Any accommodation, even temporary, for these residents must also ensure regular access to clean, safe drinking water and toilet facilities. This area should also be within the ambit of antenatal care and other services provided by the ASHA workers in the locality, as well as have access to cheap and effective healthcare facilities within a close radius. The possible loss of livelihood should be an eventuality that is well-accounted for and minimised to the greatest degree, with respect to both the men and the women in the family.
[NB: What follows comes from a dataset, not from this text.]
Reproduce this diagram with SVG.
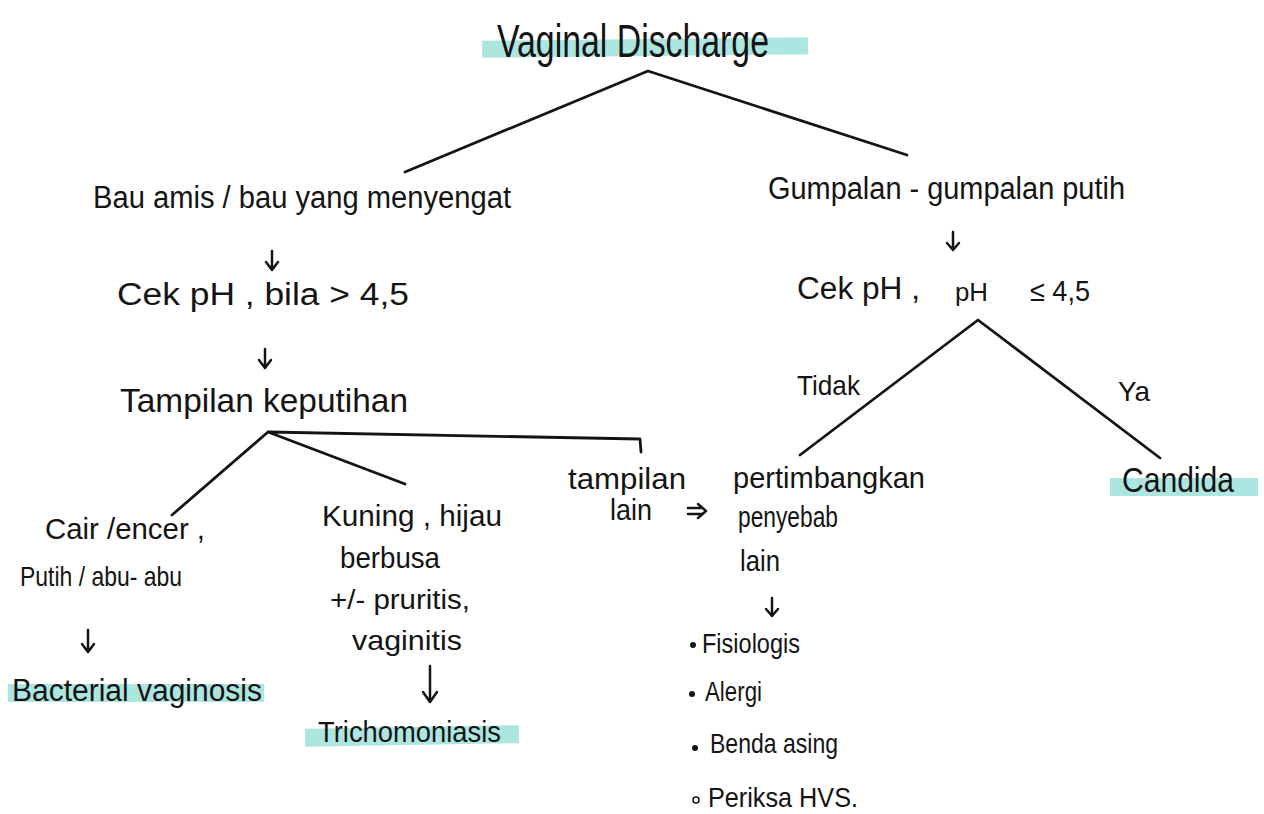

In case it is apparent, a fixed cash transfer should be provided to families for six months up to a year post-eviction, with additional aid to help them connect with alternate work opportunities.
The Ministry of Housing and Urban Affairs should set up a central monitoring agency that conducts surveys and collects annual household data related to forced evictions. Data from the E-shram portal managed by the Ministry of Labour and Employment should also be utilised to help account for the number of informal workers impacted nationally by this phenomenon, which might also lead to frequent loss of employment among this group. Lastly, grievance cells should also be set up by the ministry at the district level, where evictees can register their complaints regarding inconsistencies in the implementation of rehabilitation measures prior to demolitions. Each grievance cell should be given the administrative authority to temporarily halt evictions in case of regulatory violations, which the complaint redressal mechanism will help identity and track. All of these initiatives would help continuously measure the progress of the displaced communities, better highlight gaps in the process and ensure reform measures are driven by evidence and empathy.